Leigh Silverman's direction applies to the proceedings a layer of genuine sensitivity, which does soften many of the sharper, less pleasant edges. But unlike From Up Here, which announced its slightly off-kilter predilections early on, The Madrid immediately roots itself in the everyday suffocation of Martha's kindergarten class, making it more difficult to acclimate to the action as it grows increasingly flighty. The overall effect is of a serious drama that thinks it should be a comedy, and, despite occasional flashes of inspirations, ends up fully working as neither.
Sternhagen is brittle and excellent as Martha's devoted mother, and establishes a cunning contrast to Rose's more inherently selfish daughter. The other supporting performances are generally flatter. Strole and Conlee sort of complement each other — she's all stridency and he's head-to-toe despondency — but their characters would be more convincing if they were more shaded. The same is true of Schreck, who's overly manic as Becca; and the subdued sense of cluelessness Clayton projects does not energize the single scene in which Dylan appears. Notably strong is Christopher Evan Welch, who's pointedly soothing as the clear-thinking Danny. (Welch is slated to leave the show this week, and will be replaced by Darren Goldstein.)
Only Falco, however, truly succeeds, bridging Flahive's yawning gap between the fanciful and the mundane. Looking equally at home instructing six-year-olds, slumming in Starbucks, or running a talent show, Martha has developed to the point she can be comfortable in almost any situation. But although Falco invests her with a smooth, calm confidence in her initial appearances, she slowly introduces into her natural optimism an innate sadness that you sense could grow into regret if properly nourished. And Falco so loses herself in the character's perverted notion of liberty that you may find yourself, if only temporarily, being attracted by the philosophy of reckless self-investigation she espouses.

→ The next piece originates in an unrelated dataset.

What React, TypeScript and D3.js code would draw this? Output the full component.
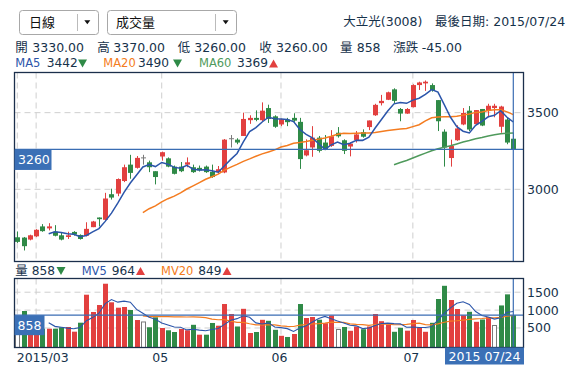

That's exactly the quality Martha most needs, and the only thing that strings together for us a play that otherwise seems determined to fall apart. You feel for this woman who's suffered for so long, even if you don't agree with her solution, and that's enough to keep you interested in whether or not her problems get resolved. But even if you can, however fleetingly, relate to her, it's tough not to find yourself wishing you could better relate to the world Martha has worked so feverishly to escape.